元禄二年(一六八九)の中津川宿書上によると、
一 高千三百三拾四石六斗三升 中津川宿高
一 馬数 五拾疋 同所宿馬 内 三拾疋有馬 九疋よわ馬、拾壱疋 当分相求申迠不足馬
一 人足 五拾人 同所宿人足 (市岡家文書同前)
と書かれている。実際にいる馬は三九匹で、うち弱馬が九匹、本馬として使用できそうなのは三〇匹であった。宿人足は五〇人そろっていたようである。元禄五年頃のものと推定される中津川宿書上によると、
一 地子免無御座候
四拾弐軒 伝馬役人 九拾軒 歩行役人 弐軒 問屋弐人 四軒 年寄四人 壱軒 庄屋 五軒 定使
と書かれており、元禄五年(一六七二)中津川宿の伝馬役人たちから同宿年寄役に提出された「奉願口上之覚」によると、
一 先年御訴訟申上候て当宿馬役四拾弐疋之内 六疋休ミ馬ニ被仰付 三拾六疋ニて御伝馬相勤申候 (以下略)
一 今度御訴訟申上候ハ三拾六疋立馬之内 又六疋休ミニ被遊 三拾疋之立馬ニ被遊可被下候 (以下略)(市岡家文書同前)
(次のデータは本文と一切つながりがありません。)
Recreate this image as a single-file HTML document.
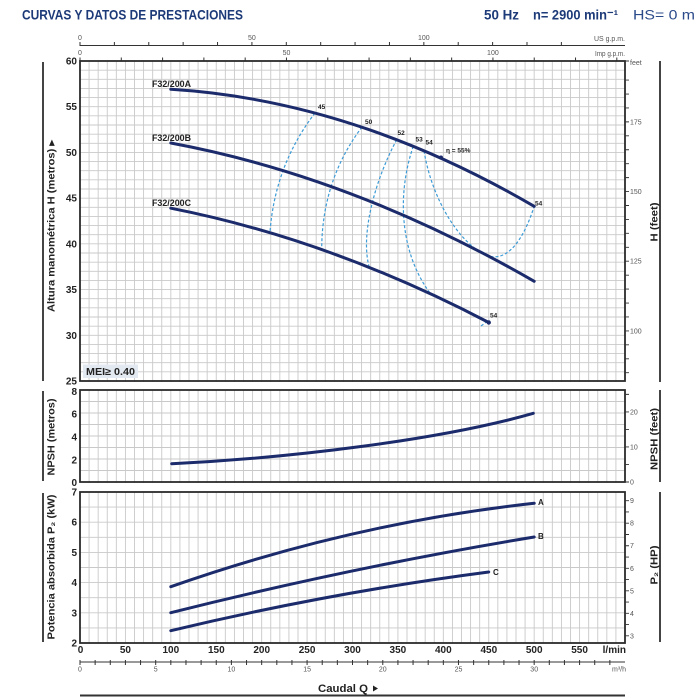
<!DOCTYPE html>
<html><head><meta charset="utf-8"><style>
html,body{margin:0;padding:0;background:#fff;}
svg{display:block;}
.b{font-family:"Liberation Sans",sans-serif;font-weight:bold;fill:#222;}
.s{font-family:"Liberation Sans",sans-serif;fill:#555;font-size:7px;}
</style></head><body>
<svg width="700" height="700" viewBox="0 0 700 700" xmlns="http://www.w3.org/2000/svg">
<rect width="700" height="700" fill="#fff"/>
<!-- header -->
<text x="22" y="19.5" class="b" style="fill:#1d3a78;font-size:14px" textLength="221" lengthAdjust="spacingAndGlyphs">CURVAS Y DATOS DE PRESTACIONES</text>
<text x="484" y="19.5" class="b" style="fill:#1d3a78;font-size:14px" textLength="35" lengthAdjust="spacingAndGlyphs">50 Hz</text>
<text x="533" y="19.5" class="b" style="fill:#1d3a78;font-size:14px" textLength="85" lengthAdjust="spacingAndGlyphs">n= 2900 min⁻¹</text>
<text x="633" y="19.5" style="font-family:'Liberation Sans',sans-serif;fill:#2a4a8a;font-size:14px" textLength="62" lengthAdjust="spacingAndGlyphs">HS= 0 m</text>

<!-- top axes -->
<line x1="80" y1="45.5" x2="625" y2="45.5" stroke="#333" stroke-width="1"/>
<path d="M80 42V46M114.38 42V46M148.77 42V46M183.15 42V46M217.54 42V46M251.92 42V46M286.3 42V46M320.69 42V46M355.07 42V46M389.46 42V46M423.84 42V46M458.22 42V46M492.61 42V46M526.99 42V46M561.38 42V46" stroke="#333" stroke-width="1"/>
<text x="80" y="40" class="s" text-anchor="middle">0</text>
<text x="251.9" y="40" class="s" text-anchor="middle">50</text>
<text x="423.8" y="40" class="s" text-anchor="middle">100</text>
<text x="625" y="41" class="s" text-anchor="end" textLength="31" lengthAdjust="spacingAndGlyphs">US g.p.m.</text>
<path d="M80 57.5V61M121.29 57.5V61M162.59 57.5V61M203.88 57.5V61M245.18 57.5V61M286.47 57.5V61M327.76 57.5V61M369.06 57.5V61M410.35 57.5V61M451.65 57.5V61M492.94 57.5V61M534.23 57.5V61M575.53 57.5V61M616.82 57.5V61" stroke="#333" stroke-width="1"/>
<text x="80" y="55" class="s" text-anchor="middle">0</text>
<text x="286.5" y="55" class="s" text-anchor="middle">50</text>
<text x="492.9" y="55" class="s" text-anchor="middle">100</text>
<text x="625" y="56" class="s" text-anchor="end" textLength="30" lengthAdjust="spacingAndGlyphs">Imp g.p.m.</text>

<!-- grid -->
<g stroke="#c9c9c9" stroke-width="0.9" fill="none">
<path d="M89.08 61V643M98.17 61V643M107.25 61V643M116.33 61V643M125.42 61V643M134.5 61V643M143.58 61V643M152.67 61V643M161.75 61V643M170.83 61V643M179.92 61V643M189 61V643M198.08 61V643M207.17 61V643M216.25 61V643M225.33 61V643M234.42 61V643M243.5 61V643M252.58 61V643M261.67 61V643M270.75 61V643M279.83 61V643M288.92 61V643M298 61V643M307.08 61V643M316.17 61V643M325.25 61V643M334.33 61V643M343.42 61V643M352.5 61V643M361.58 61V643M370.67 61V643M379.75 61V643M388.83 61V643M397.92 61V643M407 61V643M416.08 61V643M425.17 61V643M434.25 61V643M443.33 61V643M452.42 61V643M461.5 61V643M470.58 61V643M479.67 61V643M488.75 61V643M497.83 61V643M506.92 61V643M516 61V643M525.08 61V643M534.17 61V643M543.25 61V643M552.33 61V643M561.42 61V643M570.5 61V643M579.58 61V643M588.67 61V643M597.75 61V643M606.83 61V643M615.92 61V643"/>
<path d="M80 70.14H625M80 79.29H625M80 88.43H625M80 97.57H625M80 106.71H625M80 115.86H625M80 125H625M80 134.14H625M80 143.29H625M80 152.43H625M80 161.57H625M80 170.71H625M80 179.86H625M80 189H625M80 198.14H625M80 207.29H625M80 216.43H625M80 225.57H625M80 234.71H625M80 243.86H625M80 253H625M80 262.14H625M80 271.29H625M80 280.43H625M80 289.57H625M80 298.71H625M80 307.86H625M80 317H625M80 326.14H625M80 335.29H625M80 344.43H625M80 353.57H625M80 362.71H625M80 371.86H625"/>
<path d="M80 401.5H625M80 413H625M80 424.5H625M80 436H625M80 447.5H625M80 459H625M80 470.5H625"/>
<path d="M80 507.1H625M80 522.2H625M80 537.3H625M80 552.4H625M80 567.5H625M80 582.6H625M80 597.7H625M80 612.8H625M80 627.9H625"/>
</g>
<rect x="79" y="382" width="548" height="7.5" fill="#fff"/>
<rect x="79" y="483" width="548" height="8.5" fill="#fff"/>
<!-- frames -->
<g fill="none" stroke="#2b2b2b" stroke-width="1.8">
<rect x="80" y="61" width="545" height="320"/>
<rect x="80" y="390" width="545" height="92"/>
<rect x="80" y="492" width="545" height="151"/>
</g>
<!-- side bars -->
<g fill="#444">
<rect x="42" y="62" width="2" height="319"/>
<rect x="42" y="391" width="2" height="90"/>
<rect x="42" y="493" width="2" height="149"/>
<rect x="659" y="61" width="2" height="321"/>
<rect x="659" y="390" width="2" height="92"/>
<rect x="659" y="492" width="2" height="150"/>
</g>

<!-- left labels main -->
<g class="b" style="font-size:10px" text-anchor="end">
<text x="77" y="64.5">60</text><text x="77" y="110.2">55</text><text x="77" y="155.9">50</text><text x="77" y="201.6">45</text><text x="77" y="247.4">40</text><text x="77" y="293.1">35</text><text x="77" y="338.8">30</text><text x="77" y="384.5">25</text>
<text x="77" y="395">8</text><text x="77" y="417.5">6</text><text x="77" y="440.5">4</text><text x="77" y="463.5">2</text><text x="77" y="486">0</text>
<text x="77" y="495.5">7</text><text x="77" y="525.7">6</text><text x="77" y="555.9">5</text><text x="77" y="586.1">4</text><text x="77" y="616.3">3</text><text x="77" y="646.5">2</text>
</g>

<!-- right ticks -->
<g stroke="#333" stroke-width="0.9">
<path d="M625 61H629M625 80.08H629M625 94.02H629M625 107.95H629M625 121.88H629M625 135.82H629M625 149.75H629M625 163.69H629M625 177.62H629M625 191.55H629M625 205.49H629M625 219.42H629M625 233.36H629M625 247.29H629M625 261.23H629M625 275.16H629M625 289.1H629M625 303.03H629M625 316.97H629M625 330.9H629M625 344.83H629M625 358.77H629M625 372.7H629"/>
<path d="M625 464.47H629M625 446.95H629M625 429.42H629M625 411.9H629M625 394.37H629M625 482H629"/>
<path d="M625 635.84H629M625 624.58H629M625 613.31H629M625 602.05H629M625 590.79H629M625 579.54H629M625 568.28H629M625 557.02H629M625 545.75H629M625 534.49H629M625 523.23H629M625 511.97H629M625 500.72H629"/>
</g>
<g class="s">
<text x="630" y="65">feet</text>
<text x="630" y="124.4">175</text><text x="630" y="194">150</text><text x="630" y="263.7">125</text><text x="630" y="333.4">100</text>
<text x="630" y="484.5">0</text><text x="630" y="449.4">10</text><text x="630" y="414.4">20</text>
<text x="630" y="638.3">3</text><text x="630" y="615.8">4</text><text x="630" y="593.3">5</text><text x="630" y="570.8">6</text><text x="630" y="548.2">7</text><text x="630" y="525.7">8</text><text x="630" y="503.2">9</text>
</g>

<!-- rotated axis titles -->
<text transform="translate(54.5,226) rotate(-90)" class="b" style="font-size:10px" text-anchor="middle" textLength="172" lengthAdjust="spacingAndGlyphs">Altura manométrica H  (metros)  ▸</text>
<text transform="translate(54.5,437) rotate(-90)" class="b" style="font-size:10px" text-anchor="middle" textLength="77" lengthAdjust="spacingAndGlyphs">NPSH  (metros)</text>
<text transform="translate(54.5,567) rotate(-90)" class="b" style="font-size:10px" text-anchor="middle" textLength="145" lengthAdjust="spacingAndGlyphs">Potencia absorbida  P₂  (kW)</text>
<text transform="translate(657.5,222) rotate(-90)" class="b" style="font-size:10px" text-anchor="middle" textLength="39" lengthAdjust="spacingAndGlyphs">H  (feet)</text>
<text transform="translate(657.5,439) rotate(-90)" class="b" style="font-size:10px" text-anchor="middle" textLength="62" lengthAdjust="spacingAndGlyphs">NPSH  (feet)</text>
<text transform="translate(657.5,565) rotate(-90)" class="b" style="font-size:10px" text-anchor="middle" textLength="39" lengthAdjust="spacingAndGlyphs">P₂  (HP)</text>

<!-- efficiency dashed -->
<g fill="none" stroke="#3d9bd6" stroke-width="1.2" stroke-dasharray="3,2">
<path d="M315,113 Q275,165 270,232"/>
<path d="M362,127 Q322,180 321.7,249"/>
<path d="M396.7,139.7 C375,180 360,235 369.3,267.4"/>
<path d="M413.3,146.3 C398,190 398,250 430,293"/>
<path d="M424,150.8 C432,200 460,245 488.3,256 C510,262 525,235 534.2,206.3"/>
<path d="M481,326 L489,320"/>
</g>

<!-- H curves -->
<g fill="none" stroke="#1c2b6b" stroke-width="3" stroke-linecap="round">
<path d="M170.8,89.3 Q352.5,100.4 534.2,206.3"/>
<path d="M170.8,143.0 Q352.5,176.7 534.2,281.3"/>
<path d="M170.8,208.2 Q329.8,239.5 488.75,322.5"/>
<path d="M171.7,463.7 C290,458 440,440 533.3,413.3"/>
<path d="M170.8,586.7 Q352.5,523 534.2,503.3"/>
<path d="M170.8,612.7 Q352.5,567 534.2,537"/>
<path d="M170.8,630.7 Q329.8,592.6 488.75,572"/>
</g>
<circle cx="441" cy="157.5" r="2" fill="#1c2b6b"/>
<circle cx="488.75" cy="322.5" r="2.2" fill="#1c2b6b"/>

<!-- curve labels -->
<g class="b" style="font-size:9.5px">
<text x="152" y="87" textLength="39" lengthAdjust="spacingAndGlyphs">F32/200A</text>
<text x="152" y="141" textLength="39" lengthAdjust="spacingAndGlyphs">F32/200B</text>
<text x="152" y="206" textLength="39" lengthAdjust="spacingAndGlyphs">F32/200C</text>
<text x="538" y="505" style="font-size:8px">A</text>
<text x="538" y="539" style="font-size:8px">B</text>
<text x="493" y="575" style="font-size:8px">C</text>
</g>
<g class="b" style="font-size:6.5px">
<text x="318" y="109">45</text>
<text x="365" y="124">50</text>
<text x="397.5" y="135">52</text>
<text x="415.5" y="141.5">53</text>
<text x="425.5" y="144.5">54</text>
<text x="446" y="152.5">η = 55%</text>
<text x="535" y="205.5">54</text>
<text x="490" y="317.5">54</text>
</g>

<!-- MEI -->
<rect x="83" y="364.5" width="55" height="13.5" fill="#e3e9f1"/>
<text x="86" y="375" class="b" style="font-size:10px" textLength="49" lengthAdjust="spacingAndGlyphs">MEI≥ 0.40</text>

<!-- bottom l/min labels -->
<g class="b" style="font-size:10px" text-anchor="middle">
<text x="80.5" y="653">0</text><text x="125.4" y="653">50</text><text x="170.8" y="653">100</text><text x="216.3" y="653">150</text><text x="261.7" y="653">200</text><text x="307.1" y="653">250</text><text x="352.5" y="653">300</text><text x="397.9" y="653">350</text><text x="443.3" y="653">400</text><text x="488.8" y="653">450</text><text x="534.2" y="653">500</text><text x="579.6" y="653">550</text>
</g>
<text x="626" y="653" class="b" style="font-size:10px" text-anchor="end">l/min</text>

<!-- m3/h axis -->
<line x1="80" y1="662" x2="625" y2="662" stroke="#333" stroke-width="1"/>
<path d="M80 660V665M95.14 660V665M110.28 660V665M125.42 660V665M140.56 660V665M155.69 660V665M170.83 660V665M185.97 660V665M201.11 660V665M216.25 660V665M231.39 660V665M246.53 660V665M261.67 660V665M276.81 660V665M291.94 660V665M307.08 660V665M322.22 660V665M337.36 660V665M352.5 660V665M367.64 660V665M382.78 660V665M397.92 660V665M413.06 660V665M428.19 660V665M443.33 660V665M458.47 660V665M473.61 660V665M488.75 660V665M503.89 660V665M519.03 660V665M534.17 660V665M549.31 660V665M564.44 660V665M579.58 660V665M594.72 660V665M609.86 660V665" stroke="#333" stroke-width="1"/>
<g class="s" text-anchor="middle">
<text x="80" y="671.5">0</text><text x="155.7" y="671.5">5</text><text x="231.4" y="671.5">10</text><text x="307.1" y="671.5">15</text><text x="382.8" y="671.5">20</text><text x="458.5" y="671.5">25</text><text x="534.2" y="671.5">30</text>
</g>
<text x="626" y="671.5" class="s" text-anchor="end">m³/h</text>

<!-- caudal -->
<text x="318" y="692" class="b" style="font-size:11px" textLength="50" lengthAdjust="spacingAndGlyphs">Caudal  Q</text>
<path d="M373 685.5 L378 688.5 L373 691.5 Z" fill="#222"/>
<rect x="80" y="694.5" width="545" height="2" fill="#333"/>
</svg>
</body></html>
と願い出ている。伝馬役は四二役(四二軒)つくっておきながら、伝馬は実際には年々三六匹を常備して勤めているが更に六匹休み馬にして、毎年三〇匹を常備立馬するようにしたいと、伝馬の軽減願いをしている。元禄七年(一六九四)宿救金三〇両が支給された時、伝馬役分は四二人で割付している。元禄一一年(一六九八)一二月付の市運上金の報告では「中津川町市運上金伝馬役四拾弐人」と書かれている。従って元禄期には、伝馬役は四二人であったことは間違いない。また四二役・四二匹のうち一二匹休み馬にして、三〇匹常備という願いは実現したかどうか不明であるが、享保一六年(一七三一)落合宿の申合せによると、翌年より伝馬役は 「弐年勤 壱年休筈」と、三年に一年休役する取決めをしている(岩田家文書差出申一札之事)。しかもこの取決めは、中津川宿の問屋・庄屋等が落合宿の宿役人と伝馬役・歩行役の間に入ってまとめたものであるから、中津川宿の経験が生かされているものと思われる。そう考えると先に述べた、中津川宿の伝馬四二役(四二匹) 一二匹休み馬、三〇匹立馬(常備)という伝馬役人の願い出は実現していたものと考えてよいであろう。